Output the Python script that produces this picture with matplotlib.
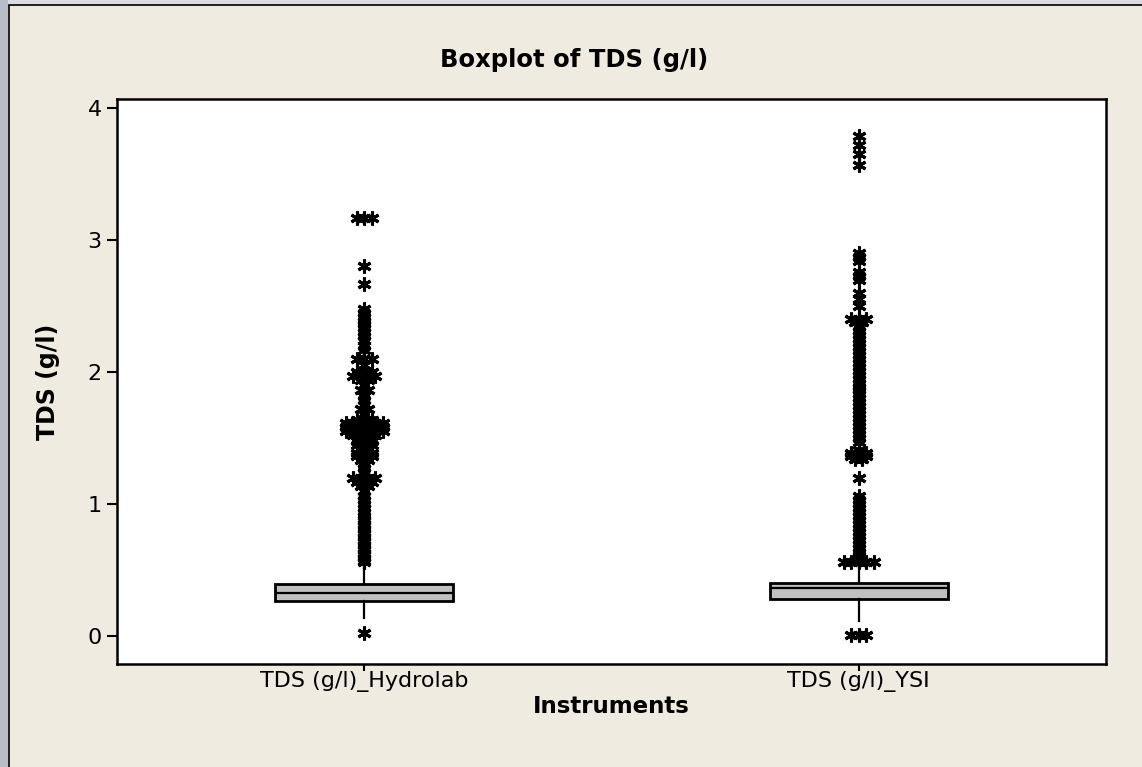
import matplotlib
matplotlib.use("Agg")
import matplotlib.pyplot as plt
from matplotlib.patches import Rectangle
import numpy as np
from collections import Counter

# ---------------- data ----------------
categories = ["TDS (g/l)_Hydrolab", "TDS (g/l)_YSI"]

q1 = [0.265, 0.28]
median = [0.326, 0.362]
q3 = [0.394, 0.40]
whisker_low = [0.14, 0.11]
whisker_high = [0.55, 0.55]

outliers_hydrolab = [
    3.17, 3.17, 3.17,
    2.80, 2.67,
    2.48, 2.45, 2.42, 2.39, 2.36, 2.33, 2.30, 2.27, 2.24, 2.20, 2.17,
    2.10, 2.10, 2.10, 2.05,
    2.00, 2.00, 2.00, 1.97, 1.97, 1.97, 1.97, 1.94, 1.94, 1.90, 1.86, 1.86, 1.82, 1.79,
    1.75, 1.72, 1.72, 1.68,
    1.64, 1.64, 1.64, 1.61, 1.61, 1.61, 1.61, 1.61, 1.61,
    1.58, 1.58, 1.58, 1.58, 1.58, 1.58, 1.55, 1.55, 1.55, 1.55, 1.55, 1.55,
    1.52, 1.52, 1.52, 1.52, 1.48, 1.48, 1.48, 1.45, 1.45, 1.45, 1.42, 1.42,
    1.39, 1.39, 1.39, 1.36, 1.36, 1.36, 1.33, 1.33, 1.30, 1.27, 1.24,
    1.20, 1.20, 1.20, 1.20, 1.17, 1.17, 1.17, 1.14, 1.14, 1.10, 1.06, 1.03,
    1.00, 0.97, 0.94, 0.91, 0.89, 0.87, 0.85, 0.83, 0.81, 0.79, 0.77, 0.75,
    0.73, 0.71, 0.69, 0.67, 0.65, 0.63, 0.61, 0.59, 0.57, 0.56,
    0.02,
]

outliers_ysi = [
    3.79, 3.72, 3.65, 3.57,
    2.90, 2.87, 2.84, 2.76, 2.73, 2.70, 2.60, 2.55, 2.50,
    2.40, 2.40, 2.40, 2.38, 2.38,
    2.34, 2.31, 2.28, 2.25, 2.22, 2.19, 2.16, 2.13, 2.10, 2.07, 2.04, 2.01,
    1.98, 1.95, 1.92, 1.89, 1.86, 1.83, 1.80, 1.77, 1.74, 1.71, 1.68, 1.65,
    1.62, 1.59, 1.56, 1.53, 1.50, 1.47,
    1.41, 1.39, 1.39, 1.39, 1.36, 1.36, 1.36, 1.34, 1.34,
    1.20,
    1.06, 1.03, 1.00, 0.97, 0.94, 0.91, 0.88, 0.85, 0.82, 0.79, 0.76, 0.73,
    0.70, 0.67, 0.64, 0.61, 0.58,
    0.56, 0.56, 0.56, 0.56, 0.56,
    0.01, 0.01, 0.01,
]

outliers = [outliers_hydrolab, outliers_ysi]
yticks = [0, 1, 2, 3, 4]

# ---------------- figure ----------------
W, H = 1142, 767
fig = plt.figure(figsize=(W / 100, H / 100), dpi=100)
fig.patch.set_facecolor("#D9DCE4")
# beige slide panel
fig.patches.append(Rectangle((9 / W, -0.01), 1, 1 - 5 / H + 0.01,
                             transform=fig.transFigure,
                             facecolor="#EFEBE1", edgecolor="black", lw=1.2,
                             zorder=-10))
# left photo strip
fig.patches.append(Rectangle((0, 0), 8 / W, 1, transform=fig.transFigure,
                             facecolor="#B9BDC5", edgecolor="none", zorder=-10))

ax = fig.add_axes([117 / W, 1 - 664 / H, (1106 - 117) / W, (664 - 99) / H])
ax.set_zorder(5)
ax.set_facecolor("white")

positions = [1, 2]
stats = []
for i in range(2):
    stats.append(dict(med=median[i], q1=q1[i], q3=q3[i],
                      whislo=whisker_low[i], whishi=whisker_high[i],
                      fliers=[], label=categories[i]))

ax.bxp(stats, positions=positions, widths=0.36, patch_artist=True,
       showcaps=False, showfliers=False,
       boxprops=dict(facecolor="#C0C0C0", edgecolor="black", linewidth=2.0),
       medianprops=dict(color="black", linewidth=1.6),
       whiskerprops=dict(color="black", linewidth=1.6))

# outliers: identical values spread side by side
spacing = 0.015
for i, vals in enumerate(outliers):
    counts = Counter(vals)
    xs, ys = [], []
    for v, n in counts.items():
        for k in range(n):
            xs.append(positions[i] + (k - (n - 1) / 2) * spacing)
            ys.append(v)
    ax.plot(xs, ys, linestyle="none", marker=(6, 2, 0), markersize=10,
            markeredgewidth=2.2, color="black", zorder=5)

ax.set_xlim(0.5, 2.5)
ax.set_ylim(-0.212, 4.068)
ax.set_yticks(yticks)
ax.set_xticks(positions)
ax.set_xticklabels(categories)
for s in ax.spines.values():
    s.set_linewidth(1.8)
ax.tick_params(axis="y", direction="out", length=7, width=1.5,
               labelsize=16, pad=4)
ax.tick_params(axis="x", direction="out", length=5, width=1.5,
               labelsize=16, pad=0)

ax.set_ylabel("TDS (g/l)", fontsize=17, fontweight="bold", labelpad=20)
ax.set_xlabel("Instruments", fontsize=16.5, fontweight="bold", labelpad=2)
fig.text(574 / W, 1 - 60 / H, "Boxplot of TDS (g/l)", fontsize=17.5,
         fontweight="bold", ha="center", va="center")

fig.savefig("out.png", dpi=100, facecolor=fig.get_facecolor())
....
AIM – Every line of the material is to be quoted exactly, with no pictures carried over.

PROBLEM SOLUTION –
Output the Python script that produces this picture with matplotlib.
import matplotlib
matplotlib.use("Agg")
import matplotlib.pyplot as plt
from matplotlib.patches import Rectangle
import numpy as np
from collections import Counter

# ---------------- data ----------------
categories = ["TDS (g/l)_Hydrolab", "TDS (g/l)_YSI"]

q1 = [0.265, 0.28]
median = [0.326, 0.362]
q3 = [0.394, 0.40]
whisker_low = [0.14, 0.11]
whisker_high = [0.55, 0.55]

outliers_hydrolab = [
    3.17, 3.17, 3.17,
    2.80, 2.67,
    2.48, 2.45, 2.42, 2.39, 2.36, 2.33, 2.30, 2.27, 2.24, 2.20, 2.17,
    2.10, 2.10, 2.10, 2.05,
    2.00, 2.00, 2.00, 1.97, 1.97, 1.97, 1.97, 1.94, 1.94, 1.90, 1.86, 1.86, 1.82, 1.79,
    1.75, 1.72, 1.72, 1.68,
    1.64, 1.64, 1.64, 1.61, 1.61, 1.61, 1.61, 1.61, 1.61,
    1.58, 1.58, 1.58, 1.58, 1.58, 1.58, 1.55, 1.55, 1.55, 1.55, 1.55, 1.55,
    1.52, 1.52, 1.52, 1.52, 1.48, 1.48, 1.48, 1.45, 1.45, 1.45, 1.42, 1.42,
    1.39, 1.39, 1.39, 1.36, 1.36, 1.36, 1.33, 1.33, 1.30, 1.27, 1.24,
    1.20, 1.20, 1.20, 1.20, 1.17, 1.17, 1.17, 1.14, 1.14, 1.10, 1.06, 1.03,
    1.00, 0.97, 0.94, 0.91, 0.89, 0.87, 0.85, 0.83, 0.81, 0.79, 0.77, 0.75,
    0.73, 0.71, 0.69, 0.67, 0.65, 0.63, 0.61, 0.59, 0.57, 0.56,
    0.02,
]

outliers_ysi = [
    3.79, 3.72, 3.65, 3.57,
    2.90, 2.87, 2.84, 2.76, 2.73, 2.70, 2.60, 2.55, 2.50,
    2.40, 2.40, 2.40, 2.38, 2.38,
    2.34, 2.31, 2.28, 2.25, 2.22, 2.19, 2.16, 2.13, 2.10, 2.07, 2.04, 2.01,
    1.98, 1.95, 1.92, 1.89, 1.86, 1.83, 1.80, 1.77, 1.74, 1.71, 1.68, 1.65,
    1.62, 1.59, 1.56, 1.53, 1.50, 1.47,
    1.41, 1.39, 1.39, 1.39, 1.36, 1.36, 1.36, 1.34, 1.34,
    1.20,
    1.06, 1.03, 1.00, 0.97, 0.94, 0.91, 0.88, 0.85, 0.82, 0.79, 0.76, 0.73,
    0.70, 0.67, 0.64, 0.61, 0.58,
    0.56, 0.56, 0.56, 0.56, 0.56,
    0.01, 0.01, 0.01,
]

outliers = [outliers_hydrolab, outliers_ysi]
yticks = [0, 1, 2, 3, 4]

# ---------------- figure ----------------
W, H = 1142, 767
fig = plt.figure(figsize=(W / 100, H / 100), dpi=100)
fig.patch.set_facecolor("#D9DCE4")
# beige slide panel
fig.patches.append(Rectangle((9 / W, -0.01), 1, 1 - 5 / H + 0.01,
                             transform=fig.transFigure,
                             facecolor="#EFEBE1", edgecolor="black", lw=1.2,
                             zorder=-10))
# left photo strip
fig.patches.append(Rectangle((0, 0), 8 / W, 1, transform=fig.transFigure,
                             facecolor="#B9BDC5", edgecolor="none", zorder=-10))

ax = fig.add_axes([117 / W, 1 - 664 / H, (1106 - 117) / W, (664 - 99) / H])
ax.set_zorder(5)
ax.set_facecolor("white")

positions = [1, 2]
stats = []
for i in range(2):
    stats.append(dict(med=median[i], q1=q1[i], q3=q3[i],
                      whislo=whisker_low[i], whishi=whisker_high[i],
                      fliers=[], label=categories[i]))

ax.bxp(stats, positions=positions, widths=0.36, patch_artist=True,
       showcaps=False, showfliers=False,
       boxprops=dict(facecolor="#C0C0C0", edgecolor="black", linewidth=2.0),
       medianprops=dict(color="black", linewidth=1.6),
       whiskerprops=dict(color="black", linewidth=1.6))

# outliers: identical values spread side by side
spacing = 0.015
for i, vals in enumerate(outliers):
    counts = Counter(vals)
    xs, ys = [], []
    for v, n in counts.items():
        for k in range(n):
            xs.append(positions[i] + (k - (n - 1) / 2) * spacing)
            ys.append(v)
    ax.plot(xs, ys, linestyle="none", marker=(6, 2, 0), markersize=10,
            markeredgewidth=2.2, color="black", zorder=5)

ax.set_xlim(0.5, 2.5)
ax.set_ylim(-0.212, 4.068)
ax.set_yticks(yticks)
ax.set_xticks(positions)
ax.set_xticklabels(categories)
for s in ax.spines.values():
    s.set_linewidth(1.8)
ax.tick_params(axis="y", direction="out", length=7, width=1.5,
               labelsize=16, pad=4)
ax.tick_params(axis="x", direction="out", length=5, width=1.5,
               labelsize=16, pad=0)

ax.set_ylabel("TDS (g/l)", fontsize=17, fontweight="bold", labelpad=20)
ax.set_xlabel("Instruments", fontsize=16.5, fontweight="bold", labelpad=2)
fig.text(574 / W, 1 - 60 / H, "Boxplot of TDS (g/l)", fontsize=17.5,
         fontweight="bold", ha="center", va="center")

fig.savefig("out.png", dpi=100, facecolor=fig.get_facecolor())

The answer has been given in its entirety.